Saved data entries
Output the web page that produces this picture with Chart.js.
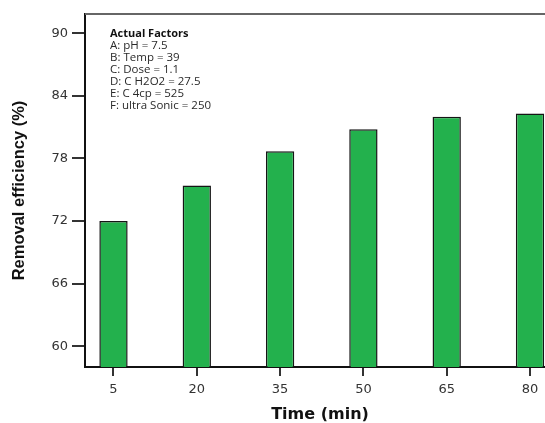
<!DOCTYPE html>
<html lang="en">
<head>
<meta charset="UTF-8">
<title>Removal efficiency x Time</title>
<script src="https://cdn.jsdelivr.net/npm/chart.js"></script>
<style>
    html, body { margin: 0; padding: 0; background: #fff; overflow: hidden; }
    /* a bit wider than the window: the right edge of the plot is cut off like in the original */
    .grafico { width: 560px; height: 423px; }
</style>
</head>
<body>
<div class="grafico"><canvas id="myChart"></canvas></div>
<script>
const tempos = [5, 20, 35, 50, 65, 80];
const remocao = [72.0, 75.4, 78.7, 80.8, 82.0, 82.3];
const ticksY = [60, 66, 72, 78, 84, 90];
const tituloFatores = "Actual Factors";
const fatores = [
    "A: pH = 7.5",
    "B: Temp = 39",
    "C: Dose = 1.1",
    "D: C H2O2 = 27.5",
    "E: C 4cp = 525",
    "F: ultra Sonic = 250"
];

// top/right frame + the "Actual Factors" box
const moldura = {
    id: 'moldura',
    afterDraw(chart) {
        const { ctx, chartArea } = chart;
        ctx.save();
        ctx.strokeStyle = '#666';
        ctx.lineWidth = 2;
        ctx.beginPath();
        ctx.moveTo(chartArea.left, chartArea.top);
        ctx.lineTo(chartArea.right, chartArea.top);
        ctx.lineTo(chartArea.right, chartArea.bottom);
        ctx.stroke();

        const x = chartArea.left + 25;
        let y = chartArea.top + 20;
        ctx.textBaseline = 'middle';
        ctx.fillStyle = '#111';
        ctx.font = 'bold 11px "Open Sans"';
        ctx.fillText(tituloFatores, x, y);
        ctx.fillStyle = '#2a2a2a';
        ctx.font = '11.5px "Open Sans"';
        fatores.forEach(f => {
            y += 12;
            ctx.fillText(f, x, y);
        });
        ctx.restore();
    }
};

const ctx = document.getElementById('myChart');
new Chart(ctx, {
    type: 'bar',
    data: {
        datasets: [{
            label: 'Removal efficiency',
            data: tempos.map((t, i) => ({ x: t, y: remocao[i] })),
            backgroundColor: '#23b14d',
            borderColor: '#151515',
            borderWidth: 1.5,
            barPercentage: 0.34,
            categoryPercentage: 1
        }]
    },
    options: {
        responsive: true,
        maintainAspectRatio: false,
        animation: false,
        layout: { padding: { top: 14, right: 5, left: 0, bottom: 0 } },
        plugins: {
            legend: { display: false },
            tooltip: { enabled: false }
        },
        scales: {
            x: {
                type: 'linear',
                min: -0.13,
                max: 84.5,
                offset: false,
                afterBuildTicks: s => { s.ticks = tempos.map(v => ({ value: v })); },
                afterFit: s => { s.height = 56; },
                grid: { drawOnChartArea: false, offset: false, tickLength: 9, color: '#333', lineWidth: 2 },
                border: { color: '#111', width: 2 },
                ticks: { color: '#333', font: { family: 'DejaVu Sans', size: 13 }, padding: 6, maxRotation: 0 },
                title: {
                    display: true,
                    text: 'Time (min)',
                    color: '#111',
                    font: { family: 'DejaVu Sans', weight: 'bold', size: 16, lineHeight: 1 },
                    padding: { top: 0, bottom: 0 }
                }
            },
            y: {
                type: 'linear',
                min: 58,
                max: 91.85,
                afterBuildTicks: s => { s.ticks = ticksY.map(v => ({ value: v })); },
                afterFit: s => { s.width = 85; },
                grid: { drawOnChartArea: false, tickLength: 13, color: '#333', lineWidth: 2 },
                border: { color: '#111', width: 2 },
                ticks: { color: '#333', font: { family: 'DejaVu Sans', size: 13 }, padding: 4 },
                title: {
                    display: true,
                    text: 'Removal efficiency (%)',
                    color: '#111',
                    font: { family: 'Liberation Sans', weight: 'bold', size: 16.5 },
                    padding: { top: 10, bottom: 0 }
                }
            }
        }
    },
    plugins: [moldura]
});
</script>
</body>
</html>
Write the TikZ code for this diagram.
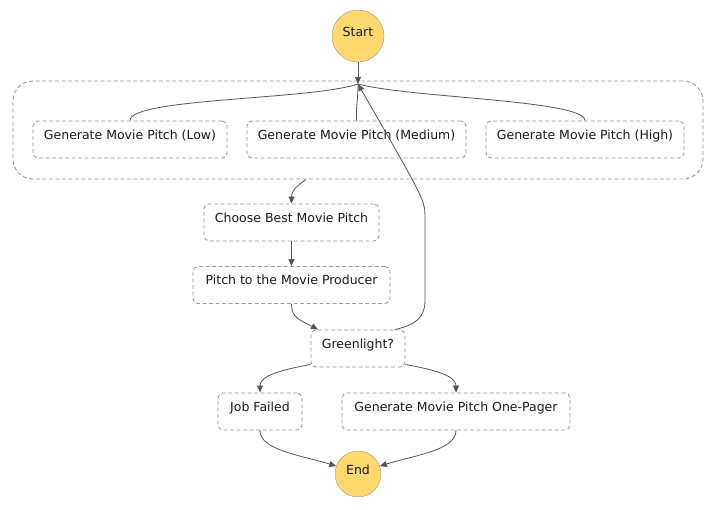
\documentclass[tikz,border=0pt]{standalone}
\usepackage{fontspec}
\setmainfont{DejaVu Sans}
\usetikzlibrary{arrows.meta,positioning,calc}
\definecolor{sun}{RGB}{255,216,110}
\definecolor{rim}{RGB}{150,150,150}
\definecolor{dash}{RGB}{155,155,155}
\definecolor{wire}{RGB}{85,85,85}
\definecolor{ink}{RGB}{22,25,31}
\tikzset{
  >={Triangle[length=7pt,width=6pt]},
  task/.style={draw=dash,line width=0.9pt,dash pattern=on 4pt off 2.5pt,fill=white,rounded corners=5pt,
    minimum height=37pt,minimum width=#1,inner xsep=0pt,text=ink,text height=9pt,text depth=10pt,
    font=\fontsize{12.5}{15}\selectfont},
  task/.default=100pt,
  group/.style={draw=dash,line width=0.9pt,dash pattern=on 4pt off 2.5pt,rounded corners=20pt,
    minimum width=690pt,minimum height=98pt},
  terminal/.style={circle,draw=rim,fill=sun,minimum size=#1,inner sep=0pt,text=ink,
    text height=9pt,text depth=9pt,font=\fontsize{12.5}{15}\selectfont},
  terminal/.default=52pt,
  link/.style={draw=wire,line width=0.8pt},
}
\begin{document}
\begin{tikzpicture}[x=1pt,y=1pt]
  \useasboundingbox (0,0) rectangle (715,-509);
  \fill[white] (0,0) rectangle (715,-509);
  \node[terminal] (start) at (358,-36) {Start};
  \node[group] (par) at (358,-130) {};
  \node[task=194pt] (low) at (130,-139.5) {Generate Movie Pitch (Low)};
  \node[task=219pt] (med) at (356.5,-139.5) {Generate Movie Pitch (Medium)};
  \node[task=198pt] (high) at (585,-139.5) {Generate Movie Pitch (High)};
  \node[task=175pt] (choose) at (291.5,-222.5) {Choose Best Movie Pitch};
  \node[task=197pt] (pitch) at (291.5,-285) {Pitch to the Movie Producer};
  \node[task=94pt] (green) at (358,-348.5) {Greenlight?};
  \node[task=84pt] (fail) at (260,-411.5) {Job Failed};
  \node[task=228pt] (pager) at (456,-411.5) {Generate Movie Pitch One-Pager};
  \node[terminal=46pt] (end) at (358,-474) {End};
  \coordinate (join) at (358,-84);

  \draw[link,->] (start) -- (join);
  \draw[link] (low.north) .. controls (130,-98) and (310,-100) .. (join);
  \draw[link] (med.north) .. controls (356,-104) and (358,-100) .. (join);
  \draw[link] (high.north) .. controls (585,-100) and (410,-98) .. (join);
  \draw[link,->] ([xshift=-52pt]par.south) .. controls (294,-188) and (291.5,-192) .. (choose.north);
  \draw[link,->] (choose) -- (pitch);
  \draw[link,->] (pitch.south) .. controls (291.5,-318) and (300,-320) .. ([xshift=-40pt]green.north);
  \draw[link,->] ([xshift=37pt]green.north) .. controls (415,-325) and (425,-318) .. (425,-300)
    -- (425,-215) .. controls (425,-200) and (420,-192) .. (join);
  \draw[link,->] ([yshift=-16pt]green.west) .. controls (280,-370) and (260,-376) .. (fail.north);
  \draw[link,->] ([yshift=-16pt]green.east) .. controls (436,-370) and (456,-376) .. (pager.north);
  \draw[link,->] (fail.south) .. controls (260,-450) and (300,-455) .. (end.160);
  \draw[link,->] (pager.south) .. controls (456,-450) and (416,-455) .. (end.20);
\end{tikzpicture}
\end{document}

== Short task ==
The pictures in the entries should be left out; output everything else exactly.

== Right answer ==
Output the web page that produces this picture with Chart.js.
<!DOCTYPE html>
<html lang="en">
<head>
<meta charset="UTF-8">
<title>Removal efficiency x Time</title>
<script src="https://cdn.jsdelivr.net/npm/chart.js"></script>
<style>
    html, body { margin: 0; padding: 0; background: #fff; overflow: hidden; }
    /* a bit wider than the window: the right edge of the plot is cut off like in the original */
    .grafico { width: 560px; height: 423px; }
</style>
</head>
<body>
<div class="grafico"><canvas id="myChart"></canvas></div>
<script>
const tempos = [5, 20, 35, 50, 65, 80];
const remocao = [72.0, 75.4, 78.7, 80.8, 82.0, 82.3];
const ticksY = [60, 66, 72, 78, 84, 90];
const tituloFatores = "Actual Factors";
const fatores = [
    "A: pH = 7.5",
    "B: Temp = 39",
    "C: Dose = 1.1",
    "D: C H2O2 = 27.5",
    "E: C 4cp = 525",
    "F: ultra Sonic = 250"
];

// top/right frame + the "Actual Factors" box
const moldura = {
    id: 'moldura',
    afterDraw(chart) {
        const { ctx, chartArea } = chart;
        ctx.save();
        ctx.strokeStyle = '#666';
        ctx.lineWidth = 2;
        ctx.beginPath();
        ctx.moveTo(chartArea.left, chartArea.top);
        ctx.lineTo(chartArea.right, chartArea.top);
        ctx.lineTo(chartArea.right, chartArea.bottom);
        ctx.stroke();

        const x = chartArea.left + 25;
        let y = chartArea.top + 20;
        ctx.textBaseline = 'middle';
        ctx.fillStyle = '#111';
        ctx.font = 'bold 11px "Open Sans"';
        ctx.fillText(tituloFatores, x, y);
        ctx.fillStyle = '#2a2a2a';
        ctx.font = '11.5px "Open Sans"';
        fatores.forEach(f => {
            y += 12;
            ctx.fillText(f, x, y);
        });
        ctx.restore();
    }
};

const ctx = document.getElementById('myChart');
new Chart(ctx, {
    type: 'bar',
    data: {
        datasets: [{
            label: 'Removal efficiency',
            data: tempos.map((t, i) => ({ x: t, y: remocao[i] })),
            backgroundColor: '#23b14d',
            borderColor: '#151515',
            borderWidth: 1.5,
            barPercentage: 0.34,
            categoryPercentage: 1
        }]
    },
    options: {
        responsive: true,
        maintainAspectRatio: false,
        animation: false,
        layout: { padding: { top: 14, right: 5, left: 0, bottom: 0 } },
        plugins: {
            legend: { display: false },
            tooltip: { enabled: false }
        },
        scales: {
            x: {
                type: 'linear',
                min: -0.13,
                max: 84.5,
                offset: false,
                afterBuildTicks: s => { s.ticks = tempos.map(v => ({ value: v })); },
                afterFit: s => { s.height = 56; },
                grid: { drawOnChartArea: false, offset: false, tickLength: 9, color: '#333', lineWidth: 2 },
                border: { color: '#111', width: 2 },
                ticks: { color: '#333', font: { family: 'DejaVu Sans', size: 13 }, padding: 6, maxRotation: 0 },
                title: {
                    display: true,
                    text: 'Time (min)',
                    color: '#111',
                    font: { family: 'DejaVu Sans', weight: 'bold', size: 16, lineHeight: 1 },
                    padding: { top: 0, bottom: 0 }
                }
            },
            y: {
                type: 'linear',
                min: 58,
                max: 91.85,
                afterBuildTicks: s => { s.ticks = ticksY.map(v => ({ value: v })); },
                afterFit: s => { s.width = 85; },
                grid: { drawOnChartArea: false, tickLength: 13, color: '#333', lineWidth: 2 },
                border: { color: '#111', width: 2 },
                ticks: { color: '#333', font: { family: 'DejaVu Sans', size: 13 }, padding: 4 },
                title: {
                    display: true,
                    text: 'Removal efficiency (%)',
                    color: '#111',
                    font: { family: 'Liberation Sans', weight: 'bold', size: 16.5 },
                    padding: { top: 10, bottom: 0 }
                }
            }
        }
    },
    plugins: [moldura]
});
</script>
</body>
</html>
Write the TikZ code for this diagram.
\documentclass[tikz,border=0pt]{standalone}
\usepackage{fontspec}
\setmainfont{DejaVu Sans}
\usetikzlibrary{arrows.meta,positioning,calc}
\definecolor{sun}{RGB}{255,216,110}
\definecolor{rim}{RGB}{150,150,150}
\definecolor{dash}{RGB}{155,155,155}
\definecolor{wire}{RGB}{85,85,85}
\definecolor{ink}{RGB}{22,25,31}
\tikzset{
  >={Triangle[length=7pt,width=6pt]},
  task/.style={draw=dash,line width=0.9pt,dash pattern=on 4pt off 2.5pt,fill=white,rounded corners=5pt,
    minimum height=37pt,minimum width=#1,inner xsep=0pt,text=ink,text height=9pt,text depth=10pt,
    font=\fontsize{12.5}{15}\selectfont},
  task/.default=100pt,
  group/.style={draw=dash,line width=0.9pt,dash pattern=on 4pt off 2.5pt,rounded corners=20pt,
    minimum width=690pt,minimum height=98pt},
  terminal/.style={circle,draw=rim,fill=sun,minimum size=#1,inner sep=0pt,text=ink,
    text height=9pt,text depth=9pt,font=\fontsize{12.5}{15}\selectfont},
  terminal/.default=52pt,
  link/.style={draw=wire,line width=0.8pt},
}
\begin{document}
\begin{tikzpicture}[x=1pt,y=1pt]
  \useasboundingbox (0,0) rectangle (715,-509);
  \fill[white] (0,0) rectangle (715,-509);
  \node[terminal] (start) at (358,-36) {Start};
  \node[group] (par) at (358,-130) {};
  \node[task=194pt] (low) at (130,-139.5) {Generate Movie Pitch (Low)};
  \node[task=219pt] (med) at (356.5,-139.5) {Generate Movie Pitch (Medium)};
  \node[task=198pt] (high) at (585,-139.5) {Generate Movie Pitch (High)};
  \node[task=175pt] (choose) at (291.5,-222.5) {Choose Best Movie Pitch};
  \node[task=197pt] (pitch) at (291.5,-285) {Pitch to the Movie Producer};
  \node[task=94pt] (green) at (358,-348.5) {Greenlight?};
  \node[task=84pt] (fail) at (260,-411.5) {Job Failed};
  \node[task=228pt] (pager) at (456,-411.5) {Generate Movie Pitch One-Pager};
  \node[terminal=46pt] (end) at (358,-474) {End};
  \coordinate (join) at (358,-84);

  \draw[link,->] (start) -- (join);
  \draw[link] (low.north) .. controls (130,-98) and (310,-100) .. (join);
  \draw[link] (med.north) .. controls (356,-104) and (358,-100) .. (join);
  \draw[link] (high.north) .. controls (585,-100) and (410,-98) .. (join);
  \draw[link,->] ([xshift=-52pt]par.south) .. controls (294,-188) and (291.5,-192) .. (choose.north);
  \draw[link,->] (choose) -- (pitch);
  \draw[link,->] (pitch.south) .. controls (291.5,-318) and (300,-320) .. ([xshift=-40pt]green.north);
  \draw[link,->] ([xshift=37pt]green.north) .. controls (415,-325) and (425,-318) .. (425,-300)
    -- (425,-215) .. controls (425,-200) and (420,-192) .. (join);
  \draw[link,->] ([yshift=-16pt]green.west) .. controls (280,-370) and (260,-376) .. (fail.north);
  \draw[link,->] ([yshift=-16pt]green.east) .. controls (436,-370) and (456,-376) .. (pager.north);
  \draw[link,->] (fail.south) .. controls (260,-450) and (300,-455) .. (end.160);
  \draw[link,->] (pager.south) .. controls (456,-450) and (416,-455) .. (end.20);
\end{tikzpicture}
\end{document}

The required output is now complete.